CHICAGO (AP) - A member of a prominent Chicago political family running for mayor suggested that an expressway on the city’s South Side be renamed after former President Barack Obama, but the family of the man it’s currently named after isn’t happy.
The Dan Ryan Expressway, also designated as Interstate 90/94, is named for an ex-Cook County board president and his grandson, Daniel B. Ryan III, is hurt that Bill Daley would suggest a name switch without checking with the Ryan family first, the Chicago Sun-Times reported this week.
“Why would you take an honor away from one man to honor another?” asked Ryan III, 69. “Our family has been honored by this for 56 years, and we’d like to keep it that way.”
Daley has said renaming the roadway would be an appropriate honor for Obama, whose political career started as a South Side community organizer.
Daley is the brother of former Chicago Mayor Richard M. Daley and the son of former Mayor Richard J. Daley. The Sun-Times said Dan Ryan was considered by many to be the second most powerful official next the mayor for much of the 1950s and early ’60s.

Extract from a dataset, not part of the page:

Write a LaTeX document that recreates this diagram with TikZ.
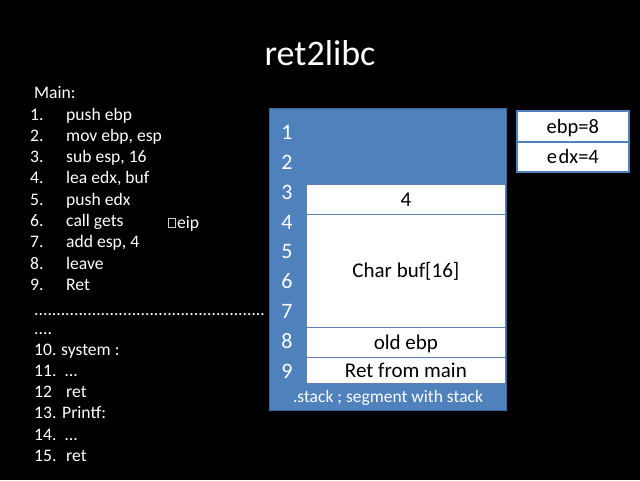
\documentclass[tikz,border=0pt]{standalone}
\usepackage{fontspec}
\setmainfont{Carlito}
\definecolor{stackblue}{HTML}{4F81BD}
\definecolor{stackedge}{HTML}{3A679C}
\tikzset{
  wt/.style={text=white, inner sep=0pt, anchor=base west, font=\fontsize{17.6}{21}\selectfont},
  digit/.style={text=white, inner sep=0pt, anchor=base, font=\fontsize{22}{26}\selectfont},
  cell/.style={draw=stackblue!70!gray, line width=0.8pt, fill=white, text=black, inner sep=0pt,
    font=\fontsize{21}{24}\selectfont, text height=18pt, text depth=4pt, anchor=north west},
  regbox/.style={draw=stackblue, line width=1.8pt, fill=white, text=black, inner sep=0pt,
    font=\fontsize{20.5}{24}\selectfont, text height=18pt, text depth=4pt, anchor=north west}
}
\begin{document}
\begin{tikzpicture}[x=1pt,y=-1pt]
\fill[black] (0,0) rectangle (640,480);
\useasboundingbox (0,0) rectangle (640,480);

% title
\node[text=white, inner sep=0pt, anchor=base, font=\fontsize{36}{40}\selectfont] (title) at (320,65) {ret2libc};

% main listing
\node[wt] (main) at (34,98) {Main:};
\foreach \i/\t in {1/push ebp, 2/{mov ebp, esp}, 3/{sub esp, 16}, 4/{lea edx, buf}, 5/push edx, 6/call gets, 7/{add esp, 4}, 8/leave, 9/Ret}{
  \node[wt] (n\i) at (30,{120+21.3*(\i-1)}) {\i.};
  \node[wt] (l\i) at (66,{120+21.3*(\i-1)}) {\t};
}
% eip marker
\draw[white!80!black, line width=0.6pt] (168.5,218.5) rectangle (175.5,227);
\node[wt] (eip) at (177,228) {eip};

% dotted separator
\node[wt] (dots1) at (34,315) {....................................................};
\node[wt] (dots2) at (34,334) {....};

% second listing
\node[wt] (n10) at (34,355) {10.};
\node[wt] (l10) at (61,355) {system :};
\node[wt] (n11) at (34,376.3) {11.};
\node[wt] (l11) at (65,376.3) {…};
\node[wt] (n12) at (34,397.6) {12};
\node[wt] (l12) at (66,397.6) {ret};
\node[wt] (n13) at (34,418.9) {13.};
\node[wt] (l13) at (62,418.9) {Printf:};
\node[wt] (n14) at (34,440.2) {14.};
\node[wt] (l14) at (65,440.2) {…};
\node[wt] (n15) at (34,461.5) {15.};
\node[wt] (l15) at (66,461.5) {ret};

% stack segment
\node[draw=stackedge, line width=0.8pt, fill=stackblue, inner sep=0pt, anchor=north west,
  minimum width=237pt, minimum height=302pt] (stack) at (269,108) {};
\foreach \i in {1,...,9}{
  \node[digit] (d\i) at (287,{139.3+29.9*(\i-1)}) {\i};
}
\node[cell, minimum width=199pt, minimum height=30pt] (c4) at (306,184) {4};
\node[cell, minimum width=199pt, minimum height=113pt] (cbuf) at (306,214) {Char buf[16]};
\node[cell, minimum width=199pt, minimum height=30pt] (cebp) at (306,327) {old ebp};
\node[cell, minimum width=199pt, minimum height=26pt] (cret) at (306,357) {Ret from main};
\node[text=white, inner sep=0pt, anchor=base, font=\fontsize{17.5}{21}\selectfont] (slabel) at (388,402) {.stack ; segment with stack};

% registers
\node[regbox, minimum width=112pt, minimum height=31pt] (rebp) at (516,110) {ebp=8};
\node[regbox, minimum width=112pt, minimum height=30pt] (redx) at (516,141) {e\kern1.5pt dx=4};
\end{tikzpicture}
\end{document}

Dan Ryan and Richard J. Daley were friends when they were at the height of their political power and the two had teamed up to make the expressway a reality, Ryan III said. It was opened in 1962, the year after Dan Ryan died.
Ryan III, retired after a career in the insurance industry, said he suspects the suggestion by Bill Daley was meant to pull in votes from Obama supporters in his campaign to become the next Chicago mayor. And Ryan III added that he, too, he is a fan of the 44th president.
“But you don’t change something just to change it,” Ryan III said.
A Daley campaign spokesman declined to comment to the Sun-Times about the Ryan family’s reaction.